[Rows from a dataset of charts and code]

###

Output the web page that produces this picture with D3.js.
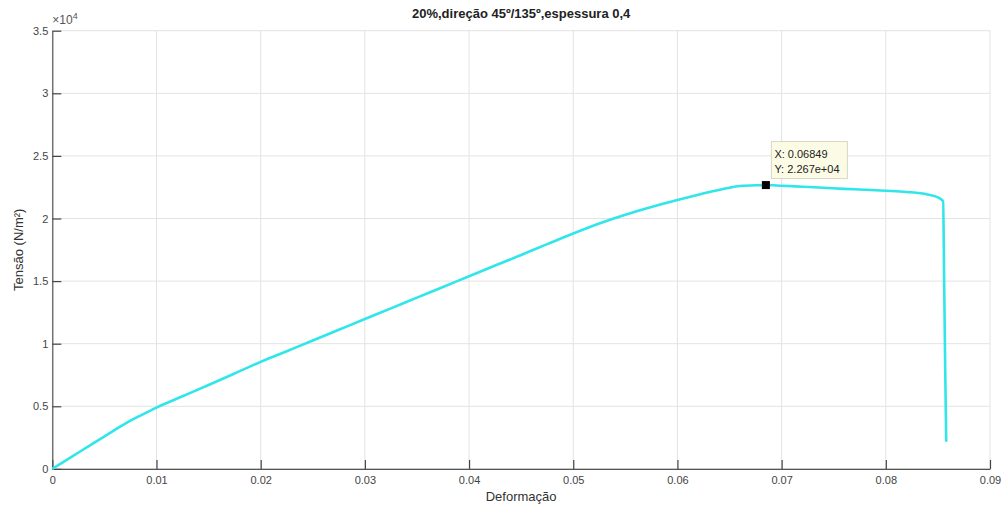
<!DOCTYPE html>
<html><head><meta charset="utf-8">
<script src="https://cdn.jsdelivr.net/npm/d3@7"></script>
<style>
body{margin:0;background:#fff;}
svg{display:block;}
text{font-family:"Liberation Sans",Arial,Helvetica,sans-serif;}
</style></head>
<body><svg id="c" width="1002" height="506"></svg>
<script>
const strain = [0,0.002,0.004,0.0055,0.007,0.0085,0.010,0.0125,0.015,0.0175,0.020,0.0225,0.025,0.0275,0.030,0.0325,0.035,0.0375,0.040,0.0425,0.045,0.0475,0.050,0.0525,0.055,0.0575,0.060,0.062,0.0635,0.065,0.066,0.0675,0.06849,0.070,0.072,0.074,0.076,0.078,0.080,0.082,0.084,0.0850,0.0855,0.0856,0.0857,0.0858];
const stress = [0,1040,2080,2850,3620,4280,4900,5800,6700,7620,8550,9400,10250,11110,11970,12820,13680,14530,15390,16240,17090,17950,18800,19600,20300,20920,21480,21900,22200,22460,22590,22660,22670,22620,22540,22460,22370,22300,22220,22120,21920,21680,21380,15000,8000,2170];
const xTicks = [0,0.01,0.02,0.03,0.04,0.05,0.06,0.07,0.08,0.09];
const xTickLabels = ["0","0.01","0.02","0.03","0.04","0.05","0.06","0.07","0.08","0.09"];
const yTicks = [0,5000,10000,15000,20000,25000,30000,35000];
const yTickLabels = ["0","0.5","1","1.5","2","2.5","3","3.5"];
const titleText = "20%,direção 45º/135º,espessura 0,4";
const xLabel = "Deformação";
const yLabel = "Tensão (N/m²)";
const tipX = 0.06849, tipY = 22670;
const tipLines = ["X: 0.06849","Y: 2.267e+04"];

const svg = d3.select("#c");
const L=52.3,R=990,T=30.7,B=468.9;
const x = d3.scaleLinear().domain([0,0.09]).range([L,R]);
const y = d3.scaleLinear().domain([0,35000]).range([B,T]);

// grid
const g = svg.append("g");
g.selectAll(".gx").data(xTicks).enter().append("line")
 .attr("x1",d=>x(d)).attr("x2",d=>x(d)).attr("y1",T).attr("y2",B)
 .attr("stroke","#e3e3e3").attr("stroke-width",1);
g.selectAll(".gy").data(yTicks).enter().append("line")
 .attr("y1",d=>y(d)).attr("y2",d=>y(d)).attr("x1",L).attr("x2",R)
 .attr("stroke","#e3e3e3").attr("stroke-width",1);

// axes
const xAxis = d3.axisBottom(x).tickValues(xTicks).tickFormat((d,i)=>xTickLabels[i]).tickSizeInner(-9).tickSizeOuter(0).tickPadding(14);
const yAxis = d3.axisLeft(y).tickValues(yTicks).tickFormat((d,i)=>yTickLabels[i]).tickSizeInner(-9).tickSizeOuter(0).tickPadding(14);
const ax = svg.append("g").attr("transform",`translate(0,${B})`).call(xAxis);
const ay = svg.append("g").attr("transform",`translate(${L},0)`).call(yAxis);
[ax,ay].forEach(a=>{
  a.select(".domain").attr("stroke","#555").attr("stroke-width",1.2);
  a.selectAll(".tick line").attr("stroke","#444").attr("stroke-width",1.2);
  a.selectAll(".tick text").attr("fill","#444").attr("font-size",11).attr("font-family","'Liberation Sans',Arial,sans-serif");
});
ay.selectAll(".tick text").attr("dx",10);
ax.selectAll(".tick text").attr("dy","0.55em").attr("transform","translate(0,-5)");

// exponent
const ex = svg.append("text").attr("x",L).attr("y",24).attr("fill","#555").attr("font-size",12);
ex.append("tspan").text("×10");
ex.append("tspan").attr("dy",-5).attr("font-size",9).text("4");

// line
const line = d3.line().x((d,i)=>x(strain[i])).y((d,i)=>y(stress[i])).curve(d3.curveMonotoneX);
svg.append("path").datum(stress).attr("d",line).attr("fill","none")
 .attr("stroke","#30e6ea").attr("stroke-width",2.6).attr("stroke-linejoin","round");

// marker
svg.append("rect").attr("x",x(tipX)-4).attr("y",y(tipY)-4).attr("width",8).attr("height",8).attr("fill","#000");
// tooltip
const bx = x(tipX)+5.5, by = y(tipY)-43.5;
svg.append("rect").attr("x",bx).attr("y",by).attr("width",76).attr("height",37)
 .attr("fill","#fcfce6").attr("stroke","#d8d8c0").attr("stroke-width",1);
svg.selectAll(".tip").data(tipLines).enter().append("text")
 .attr("x",bx+3).attr("y",(d,i)=>by+16+i*15.5).attr("font-size",11).attr("fill","#222").text(d=>d);

// title and labels
svg.append("text").attr("x",(L+R)/2).attr("y",18).attr("text-anchor","middle")
 .attr("font-size",13).attr("font-weight","bold").attr("fill","#222").text(titleText);
svg.append("text").attr("x",(L+R)/2).attr("y",501).attr("text-anchor","middle")
 .attr("font-size",13).attr("fill","#333").text(xLabel);
svg.append("text").attr("transform",`translate(23,${(T+B)/2}) rotate(-90)`).attr("text-anchor","middle")
 .attr("font-size",13).attr("fill","#333").text(yLabel);
</script></body></html>
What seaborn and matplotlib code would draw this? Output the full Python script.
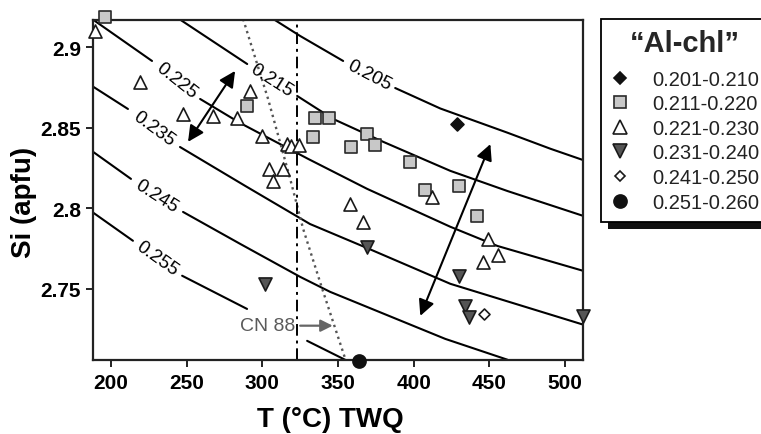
import numpy as np
import pandas as pd
import seaborn as sns
import matplotlib.pyplot as plt
from matplotlib.lines import Line2D
from matplotlib.patches import Rectangle

# Al-chl isopleths, T (degC) / Si (apfu); nan = gap for label
iso_levels = ['0.205', '0.215', '0.225', '0.235', '0.245', '0.255']
iso_T = [
    [307.1, 325.0, 353.4, np.nan, 387.8, 417.6, 461.9, 490.4, 513.5],
    [245.6, 290.0, np.nan, 323.0, 346.8, 379.9, 424.2, 461.9, 512.2],
    [189.4, 227.1, np.nan, 258.9, 285.3, 330.3, 369.3, 424.2, 455.3, 512.2],
    [187.4, 211.2, np.nan, 245.6, 288.6, 331.5, 369.2, 424.2, 512.2],
    [187.4, 213.2, np.nan, 247.6, 285.3, 325.0, 344.8, 420.9, 461.9],
    [187.4, 214.5, np.nan, 247.0, 289.9, np.nan, 329.6, 354.8],
]
iso_Si = [
    [2.9176, 2.907, 2.8915, np.nan, 2.8747, 2.862, 2.847, 2.837, 2.8295],
    [2.9172, 2.8896, np.nan, 2.8698, 2.8555, 2.8413, 2.8233, 2.8108, 2.7953],
    [2.9163, 2.8915, np.nan, 2.8679, 2.853, 2.8307, 2.8121, 2.7886, 2.7767, 2.7612],
    [2.876, 2.8617, np.nan, 2.8381, 2.814, 2.7903, 2.7754, 2.7532, 2.7278],
    [2.8356, 2.8183, np.nan, 2.7978, 2.778, 2.7575, 2.7482, 2.719, 2.7061],
    [2.7979, 2.7799, np.nan, 2.7582, 2.7376, np.nan, 2.7178, 2.706],
]
# where the level numbers sit on each curve, and their slope on screen
lab_T = [370.5, 306.4, 243.0, 228.4, 230.4, 230.7]
lab_Si = [2.8831, 2.8797, 2.8797, 2.8499, 2.808, 2.7689]
lab_rot = [-27.4, -32.6, -38.4, -36.2, -32.4, -35.5]

# CN 88 line and TWQ vertical
cn_T = [287.3, 303.8, 318.4, 327.0, 339.6, 354.8]
cn_Si = [2.9175, 2.8679, 2.8183, 2.7872, 2.7500, 2.7066]
twq_T = 323.0

# chlorite analyses grouped by Al-chl
al_bins = ['0.201-0.210', '0.211-0.220', '0.221-0.230',
           '0.231-0.240', '0.241-0.250', '0.251-0.260']
dia_T = [428.8]
dia_Si = [2.8524]
sq_T = [196.0, 290.0, 334.9, 344.2, 333.6, 369.3, 358.7, 374.6, 397.8, 407.7, 430.2, 442.1]
sq_Si = [2.9188, 2.8636, 2.8561, 2.8561, 2.8443, 2.8462, 2.8381, 2.8394, 2.8288, 2.8114, 2.8139, 2.7953]
tri_T = [189.4, 219.2, 247.6, 267.5, 283.3, 291.9, 299.9, 316.4, 319.1, 324.3,
         304.5, 313.8, 307.1, 358.1, 366.7, 412.3, 449.3, 456.0, 446.0]
tri_Si = [2.9101, 2.8784, 2.8586, 2.8573, 2.8561, 2.8729, 2.8450, 2.8400, 2.8388, 2.8394,
          2.8245, 2.8245, 2.8171, 2.8028, 2.7917, 2.8071, 2.7810, 2.7711, 2.7667]
tdn_T = [301.9, 369.3, 430.2, 434.1, 436.8, 512.2]
tdn_Si = [2.7532, 2.7762, 2.7582, 2.7396, 2.7327, 2.7333]
wdia_T = [446.7]
wdia_Si = [2.7344]
circ_T = [364.0]
circ_Si = [2.7054]

# double arrows (start, end)
arr_T = [(250.9, 282.0), (404.4, 450.7)]
arr_Si = [(2.8413, 2.8853), (2.7333, 2.8399)]

x_ticks = [200, 250, 300, 350, 400, 450, 500]
y_ticks = [2.75, 2.8, 2.85, 2.9]
y_tick_labels = ['2.75', '2.8', '2.85', '2.9']

sns.set_style('ticks')
plt.rcParams['font.family'] = ['Liberation Sans', 'DejaVu Sans']

fig = plt.figure(figsize=(7.61, 4.35), dpi=100)
ax = fig.add_axes([0.1226, 0.1701, 0.6439, 0.7823])

rows = []
for lev, ts, ss in zip(iso_levels, iso_T, iso_Si):
    seg = 0
    for t, s in zip(ts, ss):
        if np.isnan(t):
            seg += 1
            continue
        rows.append((lev + '_' + str(seg), t, s))
iso = pd.DataFrame(rows, columns=['seg', 'T', 'Si'])
sns.lineplot(data=iso, x='T', y='Si', units='seg', estimator=None, sort=False,
             color='black', lw=1.5, ax=ax, zorder=2)

for lev, t, s, r in zip(iso_levels, lab_T, lab_Si, lab_rot):
    ax.text(t, s, lev, rotation=r, rotation_mode='anchor', ha='center', va='center',
            fontsize=13.5, color='black', zorder=3)

sns.lineplot(x=cn_T, y=cn_Si, sort=False, color='#555555', ls=':', lw=1.7, ax=ax, zorder=2)
ax.axvline(twq_T, color='black', lw=1.4, ls=(0, (6, 2.5, 1.5, 2.5)), zorder=2)

ax.text(321.7, 2.7272, 'CN 88', ha='right', va='center', fontsize=14, color='#5a5a5a')
ax.annotate('', xy=(346.5, 2.7272), xytext=(325.0, 2.7272),
            arrowprops=dict(arrowstyle='-|>', color='#666666', lw=1.6,
                            mutation_scale=18, shrinkA=0, shrinkB=0))

for (t0, t1), (s0, s1) in zip(arr_T, arr_Si):
    ax.annotate('', xy=(t1, s1), xytext=(t0, s0),
                arrowprops=dict(arrowstyle='<|-|>', color='black', lw=1.5,
                                mutation_scale=24, shrinkA=0, shrinkB=0), zorder=3)

# marker, size, face, edge
groups = [
    (dia_T, dia_Si, 'D', 6.6, '#111111', '#111111'),
    (sq_T, sq_Si, 's', 8.6, '#c8c8c8', '#2a2a2a'),
    (tri_T, tri_Si, '^', 9.4, 'white', '#1a1a1a'),
    (tdn_T, tdn_Si, 'v', 9.4, '#555555', '#1a1a1a'),
    (wdia_T, wdia_Si, 'D', 5.6, 'white', '#1a1a1a'),
    (circ_T, circ_Si, 'o', 9.4, '#111111', '#111111'),
]
handles = []
for t, s, m, ms, fc, ec in groups:
    sns.scatterplot(x=t, y=s, marker=m, s=ms ** 2, color=fc, edgecolor=ec,
                    linewidth=1.2, clip_on=False, zorder=5, ax=ax, legend=False)
    handles.append(Line2D([], [], ls='none', marker=m, ms=ms, mfc=fc, mec=ec, mew=1.2))

ax.set_xlim(188.3, 512.1)
ax.set_ylim(2.7059, 2.9171)
ax.set_xticks(x_ticks)
ax.set_yticks(y_ticks)
ax.set_yticklabels(y_tick_labels)
ax.tick_params(labelsize=15, width=1.4, length=5, pad=4, color='#222222', labelcolor='black')
for lbl in ax.get_xticklabels() + ax.get_yticklabels():
    lbl.set_fontweight('bold')
for sp in ax.spines.values():
    sp.set_linewidth(1.6)
    sp.set_color('#222222')

ax.set_xlabel('T (°C) TWQ', fontsize=20, fontweight='bold', color='black')
ax.set_ylabel('Si (apfu)', fontsize=20, fontweight='bold', color='black')
ax.xaxis.set_label_coords(0.483, -0.135)
ax.yaxis.set_label_coords(-0.115, 0.467)

leg = fig.legend(handles, al_bins, loc='upper left', bbox_to_anchor=(601 / 761, 1 - 20 / 435),
                 borderaxespad=0, title='\u201cAl-chl\u201d',
                 title_fontproperties={'weight': 'bold', 'size': 21}, fontsize=14.5,
                 frameon=True, fancybox=False, edgecolor='black', framealpha=1,
                 borderpad=0.5, handlelength=0.85, handletextpad=1.2, labelspacing=0.28)
leg.get_frame().set_linewidth(1.3)
leg._legend_box.sep = 9
for txt in leg.get_texts():
    txt.set_color('#222222')

# solid drop shadow under the legend box
fig.canvas.draw()
bb = leg.get_window_extent()
inv = fig.transFigure.inverted()
(x0, y0), (x1, y1) = inv.transform([[bb.x0 + 7, bb.y0 - 7], [bb.x1 + 7, bb.y1 - 7]])
fig.add_artist(Rectangle((x0, y0), x1 - x0, y1 - y0, transform=fig.transFigure,
                         facecolor='#111111', edgecolor='none', zorder=4))
leg.set_zorder(6)

fig.savefig('out.png', dpi=100)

###

#### Problem to solve
Only the lines from the top of the data through the line with "const y = d3.scaleLinear().domain([0,35000]).range([B,T]);" should be quoted, exactly and with both ends kept; skip the pictures.

#### The reply
Output the web page that produces this picture with D3.js.
<!DOCTYPE html>
<html><head><meta charset="utf-8">
<script src="https://cdn.jsdelivr.net/npm/d3@7"></script>
<style>
body{margin:0;background:#fff;}
svg{display:block;}
text{font-family:"Liberation Sans",Arial,Helvetica,sans-serif;}
</style></head>
<body><svg id="c" width="1002" height="506"></svg>
<script>
const strain = [0,0.002,0.004,0.0055,0.007,0.0085,0.010,0.0125,0.015,0.0175,0.020,0.0225,0.025,0.0275,0.030,0.0325,0.035,0.0375,0.040,0.0425,0.045,0.0475,0.050,0.0525,0.055,0.0575,0.060,0.062,0.0635,0.065,0.066,0.0675,0.06849,0.070,0.072,0.074,0.076,0.078,0.080,0.082,0.084,0.0850,0.0855,0.0856,0.0857,0.0858];
const stress = [0,1040,2080,2850,3620,4280,4900,5800,6700,7620,8550,9400,10250,11110,11970,12820,13680,14530,15390,16240,17090,17950,18800,19600,20300,20920,21480,21900,22200,22460,22590,22660,22670,22620,22540,22460,22370,22300,22220,22120,21920,21680,21380,15000,8000,2170];
const xTicks = [0,0.01,0.02,0.03,0.04,0.05,0.06,0.07,0.08,0.09];
const xTickLabels = ["0","0.01","0.02","0.03","0.04","0.05","0.06","0.07","0.08","0.09"];
const yTicks = [0,5000,10000,15000,20000,25000,30000,35000];
const yTickLabels = ["0","0.5","1","1.5","2","2.5","3","3.5"];
const titleText = "20%,direção 45º/135º,espessura 0,4";
const xLabel = "Deformação";
const yLabel = "Tensão (N/m²)";
const tipX = 0.06849, tipY = 22670;
const tipLines = ["X: 0.06849","Y: 2.267e+04"];

const svg = d3.select("#c");
const L=52.3,R=990,T=30.7,B=468.9;
const x = d3.scaleLinear().domain([0,0.09]).range([L,R]);
const y = d3.scaleLinear().domain([0,35000]).range([B,T]);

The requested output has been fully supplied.